━━━ Records for processing

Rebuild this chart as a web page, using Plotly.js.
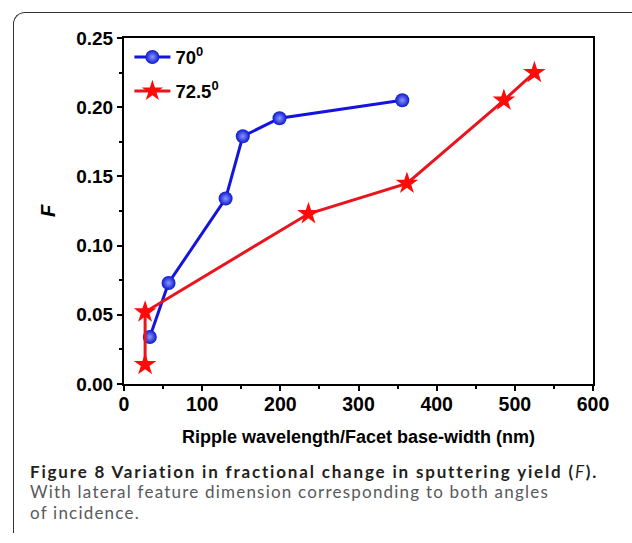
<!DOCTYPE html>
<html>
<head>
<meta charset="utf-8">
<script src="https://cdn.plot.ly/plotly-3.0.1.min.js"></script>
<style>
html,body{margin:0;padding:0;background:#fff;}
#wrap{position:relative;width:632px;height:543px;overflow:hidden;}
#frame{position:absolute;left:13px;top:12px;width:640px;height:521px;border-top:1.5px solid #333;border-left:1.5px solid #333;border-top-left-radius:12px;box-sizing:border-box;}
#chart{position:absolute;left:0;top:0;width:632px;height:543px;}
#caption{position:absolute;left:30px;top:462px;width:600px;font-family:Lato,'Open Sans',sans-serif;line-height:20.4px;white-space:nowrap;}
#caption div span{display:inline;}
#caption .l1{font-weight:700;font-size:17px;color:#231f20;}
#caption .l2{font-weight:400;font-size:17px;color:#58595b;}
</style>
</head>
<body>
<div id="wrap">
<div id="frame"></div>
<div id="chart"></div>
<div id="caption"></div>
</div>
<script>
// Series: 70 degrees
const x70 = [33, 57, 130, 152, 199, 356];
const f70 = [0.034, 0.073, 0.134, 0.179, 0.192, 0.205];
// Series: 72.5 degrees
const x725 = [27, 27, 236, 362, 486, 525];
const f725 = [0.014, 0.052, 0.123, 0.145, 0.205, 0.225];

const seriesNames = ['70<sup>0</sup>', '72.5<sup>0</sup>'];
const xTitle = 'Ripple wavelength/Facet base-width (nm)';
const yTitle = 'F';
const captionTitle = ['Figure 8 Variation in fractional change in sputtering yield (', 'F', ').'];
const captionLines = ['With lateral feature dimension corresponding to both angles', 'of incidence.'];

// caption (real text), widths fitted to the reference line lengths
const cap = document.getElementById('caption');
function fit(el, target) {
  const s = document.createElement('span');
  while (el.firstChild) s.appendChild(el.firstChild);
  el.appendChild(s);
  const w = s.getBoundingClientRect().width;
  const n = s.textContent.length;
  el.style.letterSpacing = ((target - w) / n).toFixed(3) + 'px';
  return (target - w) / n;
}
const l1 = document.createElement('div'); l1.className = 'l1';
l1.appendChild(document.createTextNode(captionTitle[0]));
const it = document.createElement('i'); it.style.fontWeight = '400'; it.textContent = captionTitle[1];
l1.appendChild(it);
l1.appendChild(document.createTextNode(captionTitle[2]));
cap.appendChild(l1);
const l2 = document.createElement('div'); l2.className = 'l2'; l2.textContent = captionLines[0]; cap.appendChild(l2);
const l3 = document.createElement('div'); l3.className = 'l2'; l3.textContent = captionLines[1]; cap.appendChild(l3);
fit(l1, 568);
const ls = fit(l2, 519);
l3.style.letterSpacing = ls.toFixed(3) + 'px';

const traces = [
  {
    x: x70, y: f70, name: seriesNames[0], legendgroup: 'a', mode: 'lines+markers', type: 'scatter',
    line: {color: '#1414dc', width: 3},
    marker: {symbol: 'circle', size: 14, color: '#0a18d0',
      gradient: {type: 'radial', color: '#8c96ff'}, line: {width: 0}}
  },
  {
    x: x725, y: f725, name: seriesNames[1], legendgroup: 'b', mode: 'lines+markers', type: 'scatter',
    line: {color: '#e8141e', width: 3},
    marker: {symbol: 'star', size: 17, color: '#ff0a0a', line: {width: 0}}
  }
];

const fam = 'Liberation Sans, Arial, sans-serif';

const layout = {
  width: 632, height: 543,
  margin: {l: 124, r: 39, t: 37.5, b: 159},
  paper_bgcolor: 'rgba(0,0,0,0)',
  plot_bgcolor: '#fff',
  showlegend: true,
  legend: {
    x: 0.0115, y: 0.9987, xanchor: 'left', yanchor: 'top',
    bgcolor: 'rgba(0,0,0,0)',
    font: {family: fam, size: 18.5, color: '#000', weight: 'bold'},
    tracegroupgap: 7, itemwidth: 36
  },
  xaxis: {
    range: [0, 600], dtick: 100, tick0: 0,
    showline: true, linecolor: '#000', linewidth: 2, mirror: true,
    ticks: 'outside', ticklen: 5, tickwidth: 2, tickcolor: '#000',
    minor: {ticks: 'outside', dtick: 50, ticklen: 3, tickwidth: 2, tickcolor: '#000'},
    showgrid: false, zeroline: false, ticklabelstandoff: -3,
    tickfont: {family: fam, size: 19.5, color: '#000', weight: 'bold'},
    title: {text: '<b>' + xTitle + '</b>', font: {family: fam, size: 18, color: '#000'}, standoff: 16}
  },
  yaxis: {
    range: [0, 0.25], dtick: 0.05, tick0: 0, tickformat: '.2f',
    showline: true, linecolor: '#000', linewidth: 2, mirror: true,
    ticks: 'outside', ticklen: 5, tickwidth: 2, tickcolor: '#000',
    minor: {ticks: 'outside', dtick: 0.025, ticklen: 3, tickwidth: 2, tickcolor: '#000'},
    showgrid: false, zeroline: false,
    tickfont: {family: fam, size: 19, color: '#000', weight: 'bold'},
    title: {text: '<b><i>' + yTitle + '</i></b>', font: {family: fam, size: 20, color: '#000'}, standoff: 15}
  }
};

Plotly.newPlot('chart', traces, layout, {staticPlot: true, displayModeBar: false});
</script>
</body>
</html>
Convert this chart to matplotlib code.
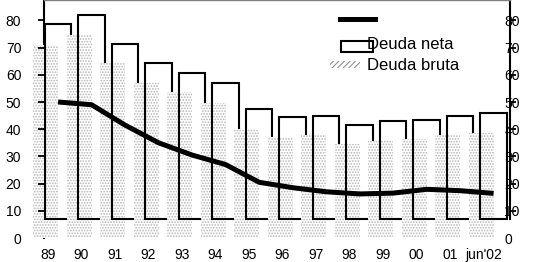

━━━━━━

#### Your objective
The records above must be transcribed exactly. Pictures are left out of the copy.

#### Response
Rebuild this chart as a web page, using Plotly.js.
<!DOCTYPE html>
<html>
<head>
<meta charset="utf-8">
<script src="https://cdn.plot.ly/plotly-3.0.1.min.js"></script>
<style>
html,body{margin:0;padding:0;background:#fff;}
#wrap{position:relative;width:632px;height:543px;overflow:hidden;}
#frame{position:absolute;left:13px;top:12px;width:640px;height:521px;border-top:1.5px solid #333;border-left:1.5px solid #333;border-top-left-radius:12px;box-sizing:border-box;}
#chart{position:absolute;left:0;top:0;width:632px;height:543px;}
#caption{position:absolute;left:30px;top:462px;width:600px;font-family:Lato,'Open Sans',sans-serif;line-height:20.4px;white-space:nowrap;}
#caption div span{display:inline;}
#caption .l1{font-weight:700;font-size:17px;color:#231f20;}
#caption .l2{font-weight:400;font-size:17px;color:#58595b;}
</style>
</head>
<body>
<div id="wrap">
<div id="frame"></div>
<div id="chart"></div>
<div id="caption"></div>
</div>
<script>
// Series: 70 degrees
const x70 = [33, 57, 130, 152, 199, 356];
const f70 = [0.034, 0.073, 0.134, 0.179, 0.192, 0.205];
// Series: 72.5 degrees
const x725 = [27, 27, 236, 362, 486, 525];
const f725 = [0.014, 0.052, 0.123, 0.145, 0.205, 0.225];

const seriesNames = ['70<sup>0</sup>', '72.5<sup>0</sup>'];
const xTitle = 'Ripple wavelength/Facet base-width (nm)';
const yTitle = 'F';
const captionTitle = ['Figure 8 Variation in fractional change in sputtering yield (', 'F', ').'];
const captionLines = ['With lateral feature dimension corresponding to both angles', 'of incidence.'];

// caption (real text), widths fitted to the reference line lengths
const cap = document.getElementById('caption');
function fit(el, target) {
  const s = document.createElement('span');
  while (el.firstChild) s.appendChild(el.firstChild);
  el.appendChild(s);
  const w = s.getBoundingClientRect().width;
  const n = s.textContent.length;
  el.style.letterSpacing = ((target - w) / n).toFixed(3) + 'px';
  return (target - w) / n;
}
const l1 = document.createElement('div'); l1.className = 'l1';
l1.appendChild(document.createTextNode(captionTitle[0]));
const it = document.createElement('i'); it.style.fontWeight = '400'; it.textContent = captionTitle[1];
l1.appendChild(it);
l1.appendChild(document.createTextNode(captionTitle[2]));
cap.appendChild(l1);
const l2 = document.createElement('div'); l2.className = 'l2'; l2.textContent = captionLines[0]; cap.appendChild(l2);
const l3 = document.createElement('div'); l3.className = 'l2'; l3.textContent = captionLines[1]; cap.appendChild(l3);
fit(l1, 568);
const ls = fit(l2, 519);
l3.style.letterSpacing = ls.toFixed(3) + 'px';

const traces = [
  {
    x: x70, y: f70, name: seriesNames[0], legendgroup: 'a', mode: 'lines+markers', type: 'scatter',
    line: {color: '#1414dc', width: 3},
    marker: {symbol: 'circle', size: 14, color: '#0a18d0',
      gradient: {type: 'radial', color: '#8c96ff'}, line: {width: 0}}
  },
  {
    x: x725, y: f725, name: seriesNames[1], legendgroup: 'b', mode: 'lines+markers', type: 'scatter',
    line: {color: '#e8141e', width: 3},
    marker: {symbol: 'star', size: 17, color: '#ff0a0a', line: {width: 0}}
  }
];

const fam = 'Liberation Sans, Arial, sans-serif';

const layout = {
  width: 632, height: 543,
  margin: {l: 124, r: 39, t: 37.5, b: 159},
  paper_bgcolor: 'rgba(0,0,0,0)',
  plot_bgcolor: '#fff',
  showlegend: true,
  legend: {
    x: 0.0115, y: 0.9987, xanchor: 'left', yanchor: 'top',
    bgcolor: 'rgba(0,0,0,0)',
    font: {family: fam, size: 18.5, color: '#000', weight: 'bold'},
    tracegroupgap: 7, itemwidth: 36
  },
  xaxis: {
    range: [0, 600], dtick: 100, tick0: 0,
    showline: true, linecolor: '#000', linewidth: 2, mirror: true,
    ticks: 'outside', ticklen: 5, tickwidth: 2, tickcolor: '#000',
    minor: {ticks: 'outside', dtick: 50, ticklen: 3, tickwidth: 2, tickcolor: '#000'},
    showgrid: false, zeroline: false, ticklabelstandoff: -3,
    tickfont: {family: fam, size: 19.5, color: '#000', weight: 'bold'},
    title: {text: '<b>' + xTitle + '</b>', font: {family: fam, size: 18, color: '#000'}, standoff: 16}
  },
  yaxis: {
    range: [0, 0.25], dtick: 0.05, tick0: 0, tickformat: '.2f',
    showline: true, linecolor: '#000', linewidth: 2, mirror: true,
    ticks: 'outside', ticklen: 5, tickwidth: 2, tickcolor: '#000',
    minor: {ticks: 'outside', dtick: 0.025, ticklen: 3, tickwidth: 2, tickcolor: '#000'},
    showgrid: false, zeroline: false,
    tickfont: {family: fam, size: 19, color: '#000', weight: 'bold'},
    title: {text: '<b><i>' + yTitle + '</i></b>', font: {family: fam, size: 20, color: '#000'}, standoff: 15}
  }
};

Plotly.newPlot('chart', traces, layout, {staticPlot: true, displayModeBar: false});
</script>
</body>
</html>
Convert this chart to matplotlib code.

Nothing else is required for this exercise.